Source excerpt -
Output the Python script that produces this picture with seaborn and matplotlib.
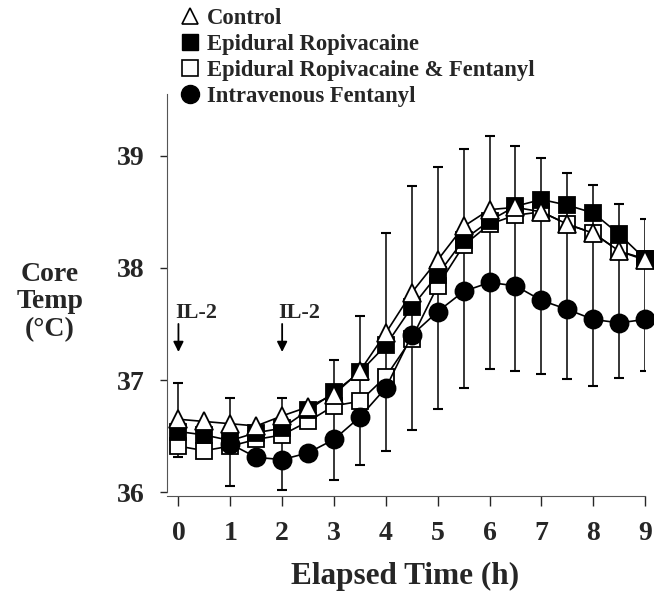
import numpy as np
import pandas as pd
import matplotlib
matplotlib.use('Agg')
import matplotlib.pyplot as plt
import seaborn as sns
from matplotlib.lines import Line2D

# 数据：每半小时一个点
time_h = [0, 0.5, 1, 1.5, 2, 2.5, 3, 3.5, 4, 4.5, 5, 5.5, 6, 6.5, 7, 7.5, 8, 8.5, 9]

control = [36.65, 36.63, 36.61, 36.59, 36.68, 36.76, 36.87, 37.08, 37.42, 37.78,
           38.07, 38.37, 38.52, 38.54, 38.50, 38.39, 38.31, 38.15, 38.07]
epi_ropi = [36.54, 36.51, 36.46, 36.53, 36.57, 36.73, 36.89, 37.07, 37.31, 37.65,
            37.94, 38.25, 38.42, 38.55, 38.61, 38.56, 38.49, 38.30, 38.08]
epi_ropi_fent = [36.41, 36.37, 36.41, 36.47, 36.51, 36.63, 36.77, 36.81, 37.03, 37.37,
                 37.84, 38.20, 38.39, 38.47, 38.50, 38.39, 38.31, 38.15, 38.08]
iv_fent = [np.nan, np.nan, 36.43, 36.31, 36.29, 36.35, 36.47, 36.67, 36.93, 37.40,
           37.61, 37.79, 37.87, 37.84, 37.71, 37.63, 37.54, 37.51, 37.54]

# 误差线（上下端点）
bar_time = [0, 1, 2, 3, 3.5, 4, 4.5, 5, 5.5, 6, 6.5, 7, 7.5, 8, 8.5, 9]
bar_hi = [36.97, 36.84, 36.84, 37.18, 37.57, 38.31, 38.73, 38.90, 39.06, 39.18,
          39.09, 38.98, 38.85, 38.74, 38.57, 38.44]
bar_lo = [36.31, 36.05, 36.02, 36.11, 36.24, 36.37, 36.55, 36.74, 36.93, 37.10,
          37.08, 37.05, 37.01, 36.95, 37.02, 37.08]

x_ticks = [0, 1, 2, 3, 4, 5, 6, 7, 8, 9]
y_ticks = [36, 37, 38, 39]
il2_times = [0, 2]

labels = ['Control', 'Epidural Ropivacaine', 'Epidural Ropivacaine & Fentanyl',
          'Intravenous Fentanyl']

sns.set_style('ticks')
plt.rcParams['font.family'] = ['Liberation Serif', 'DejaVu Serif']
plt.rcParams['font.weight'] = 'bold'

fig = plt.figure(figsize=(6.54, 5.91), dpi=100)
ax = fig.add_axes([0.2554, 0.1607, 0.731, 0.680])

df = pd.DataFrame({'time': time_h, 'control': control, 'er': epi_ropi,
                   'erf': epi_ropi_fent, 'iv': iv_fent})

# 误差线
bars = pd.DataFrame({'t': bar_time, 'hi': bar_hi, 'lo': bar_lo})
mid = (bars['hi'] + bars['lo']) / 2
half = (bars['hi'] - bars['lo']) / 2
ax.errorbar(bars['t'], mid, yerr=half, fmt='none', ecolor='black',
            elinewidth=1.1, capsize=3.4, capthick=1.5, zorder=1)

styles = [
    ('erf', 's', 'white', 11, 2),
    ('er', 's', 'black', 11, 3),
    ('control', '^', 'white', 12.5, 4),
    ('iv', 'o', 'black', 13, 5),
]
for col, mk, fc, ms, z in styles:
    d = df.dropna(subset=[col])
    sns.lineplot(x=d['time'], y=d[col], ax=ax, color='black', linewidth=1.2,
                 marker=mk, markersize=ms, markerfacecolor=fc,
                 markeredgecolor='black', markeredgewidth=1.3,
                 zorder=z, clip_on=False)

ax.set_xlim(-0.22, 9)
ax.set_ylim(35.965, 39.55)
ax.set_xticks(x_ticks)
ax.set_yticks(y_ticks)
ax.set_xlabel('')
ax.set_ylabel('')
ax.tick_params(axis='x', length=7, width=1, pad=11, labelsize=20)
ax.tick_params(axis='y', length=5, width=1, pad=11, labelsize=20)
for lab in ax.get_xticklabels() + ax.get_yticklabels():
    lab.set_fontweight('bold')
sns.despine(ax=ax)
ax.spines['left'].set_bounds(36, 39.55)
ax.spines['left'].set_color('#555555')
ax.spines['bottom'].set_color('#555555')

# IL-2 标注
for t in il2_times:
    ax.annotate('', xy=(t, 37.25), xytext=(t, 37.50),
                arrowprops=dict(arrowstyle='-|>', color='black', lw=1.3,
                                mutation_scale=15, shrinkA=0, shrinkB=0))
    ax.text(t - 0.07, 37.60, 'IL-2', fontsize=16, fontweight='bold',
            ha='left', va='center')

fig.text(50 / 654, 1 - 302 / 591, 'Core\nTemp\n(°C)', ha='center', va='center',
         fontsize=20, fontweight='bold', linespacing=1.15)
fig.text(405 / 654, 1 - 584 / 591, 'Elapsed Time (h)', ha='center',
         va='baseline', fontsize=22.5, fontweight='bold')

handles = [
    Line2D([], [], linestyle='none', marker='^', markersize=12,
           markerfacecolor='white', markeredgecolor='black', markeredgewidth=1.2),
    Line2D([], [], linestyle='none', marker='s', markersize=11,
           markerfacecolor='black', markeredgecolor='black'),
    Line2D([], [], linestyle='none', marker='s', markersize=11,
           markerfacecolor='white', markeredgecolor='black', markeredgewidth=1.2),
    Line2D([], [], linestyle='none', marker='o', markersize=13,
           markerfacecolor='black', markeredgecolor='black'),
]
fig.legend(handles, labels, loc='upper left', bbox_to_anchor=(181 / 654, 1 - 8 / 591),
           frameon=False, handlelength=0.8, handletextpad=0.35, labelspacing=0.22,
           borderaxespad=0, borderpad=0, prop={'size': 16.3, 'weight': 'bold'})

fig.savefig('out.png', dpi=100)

Aim of the exercise -
Leave out the pictures and print every line of the data exactly.

Result of this task -
Output the Python script that produces this picture with seaborn and matplotlib.
import numpy as np
import pandas as pd
import matplotlib
matplotlib.use('Agg')
import matplotlib.pyplot as plt
import seaborn as sns
from matplotlib.lines import Line2D

# 数据：每半小时一个点
time_h = [0, 0.5, 1, 1.5, 2, 2.5, 3, 3.5, 4, 4.5, 5, 5.5, 6, 6.5, 7, 7.5, 8, 8.5, 9]

control = [36.65, 36.63, 36.61, 36.59, 36.68, 36.76, 36.87, 37.08, 37.42, 37.78,
           38.07, 38.37, 38.52, 38.54, 38.50, 38.39, 38.31, 38.15, 38.07]
epi_ropi = [36.54, 36.51, 36.46, 36.53, 36.57, 36.73, 36.89, 37.07, 37.31, 37.65,
            37.94, 38.25, 38.42, 38.55, 38.61, 38.56, 38.49, 38.30, 38.08]
epi_ropi_fent = [36.41, 36.37, 36.41, 36.47, 36.51, 36.63, 36.77, 36.81, 37.03, 37.37,
                 37.84, 38.20, 38.39, 38.47, 38.50, 38.39, 38.31, 38.15, 38.08]
iv_fent = [np.nan, np.nan, 36.43, 36.31, 36.29, 36.35, 36.47, 36.67, 36.93, 37.40,
           37.61, 37.79, 37.87, 37.84, 37.71, 37.63, 37.54, 37.51, 37.54]

# 误差线（上下端点）
bar_time = [0, 1, 2, 3, 3.5, 4, 4.5, 5, 5.5, 6, 6.5, 7, 7.5, 8, 8.5, 9]
bar_hi = [36.97, 36.84, 36.84, 37.18, 37.57, 38.31, 38.73, 38.90, 39.06, 39.18,
          39.09, 38.98, 38.85, 38.74, 38.57, 38.44]
bar_lo = [36.31, 36.05, 36.02, 36.11, 36.24, 36.37, 36.55, 36.74, 36.93, 37.10,
          37.08, 37.05, 37.01, 36.95, 37.02, 37.08]

x_ticks = [0, 1, 2, 3, 4, 5, 6, 7, 8, 9]
y_ticks = [36, 37, 38, 39]
il2_times = [0, 2]

labels = ['Control', 'Epidural Ropivacaine', 'Epidural Ropivacaine & Fentanyl',
          'Intravenous Fentanyl']

sns.set_style('ticks')
plt.rcParams['font.family'] = ['Liberation Serif', 'DejaVu Serif']
plt.rcParams['font.weight'] = 'bold'

fig = plt.figure(figsize=(6.54, 5.91), dpi=100)
ax = fig.add_axes([0.2554, 0.1607, 0.731, 0.680])

df = pd.DataFrame({'time': time_h, 'control': control, 'er': epi_ropi,
                   'erf': epi_ropi_fent, 'iv': iv_fent})

# 误差线
bars = pd.DataFrame({'t': bar_time, 'hi': bar_hi, 'lo': bar_lo})
mid = (bars['hi'] + bars['lo']) / 2
half = (bars['hi'] - bars['lo']) / 2
ax.errorbar(bars['t'], mid, yerr=half, fmt='none', ecolor='black',
            elinewidth=1.1, capsize=3.4, capthick=1.5, zorder=1)

styles = [
    ('erf', 's', 'white', 11, 2),
    ('er', 's', 'black', 11, 3),
    ('control', '^', 'white', 12.5, 4),
    ('iv', 'o', 'black', 13, 5),
]
for col, mk, fc, ms, z in styles:
    d = df.dropna(subset=[col])
    sns.lineplot(x=d['time'], y=d[col], ax=ax, color='black', linewidth=1.2,
                 marker=mk, markersize=ms, markerfacecolor=fc,
                 markeredgecolor='black', markeredgewidth=1.3,
                 zorder=z, clip_on=False)

ax.set_xlim(-0.22, 9)
ax.set_ylim(35.965, 39.55)
ax.set_xticks(x_ticks)
ax.set_yticks(y_ticks)
ax.set_xlabel('')
ax.set_ylabel('')
ax.tick_params(axis='x', length=7, width=1, pad=11, labelsize=20)
ax.tick_params(axis='y', length=5, width=1, pad=11, labelsize=20)
for lab in ax.get_xticklabels() + ax.get_yticklabels():
    lab.set_fontweight('bold')
sns.despine(ax=ax)
ax.spines['left'].set_bounds(36, 39.55)
ax.spines['left'].set_color('#555555')
ax.spines['bottom'].set_color('#555555')

# IL-2 标注
for t in il2_times:
    ax.annotate('', xy=(t, 37.25), xytext=(t, 37.50),
                arrowprops=dict(arrowstyle='-|>', color='black', lw=1.3,
                                mutation_scale=15, shrinkA=0, shrinkB=0))
    ax.text(t - 0.07, 37.60, 'IL-2', fontsize=16, fontweight='bold',
            ha='left', va='center')

fig.text(50 / 654, 1 - 302 / 591, 'Core\nTemp\n(°C)', ha='center', va='center',
         fontsize=20, fontweight='bold', linespacing=1.15)
fig.text(405 / 654, 1 - 584 / 591, 'Elapsed Time (h)', ha='center',
         va='baseline', fontsize=22.5, fontweight='bold')

handles = [
    Line2D([], [], linestyle='none', marker='^', markersize=12,
           markerfacecolor='white', markeredgecolor='black', markeredgewidth=1.2),
    Line2D([], [], linestyle='none', marker='s', markersize=11,
           markerfacecolor='black', markeredgecolor='black'),
    Line2D([], [], linestyle='none', marker='s', markersize=11,
           markerfacecolor='white', markeredgecolor='black', markeredgewidth=1.2),
    Line2D([], [], linestyle='none', marker='o', markersize=13,
           markerfacecolor='black', markeredgecolor='black'),
]
fig.legend(handles, labels, loc='upper left', bbox_to_anchor=(181 / 654, 1 - 8 / 591),
           frameon=False, handlelength=0.8, handletextpad=0.35, labelspacing=0.22,
           borderaxespad=0, borderpad=0, prop={'size': 16.3, 'weight': 'bold'})

fig.savefig('out.png', dpi=100)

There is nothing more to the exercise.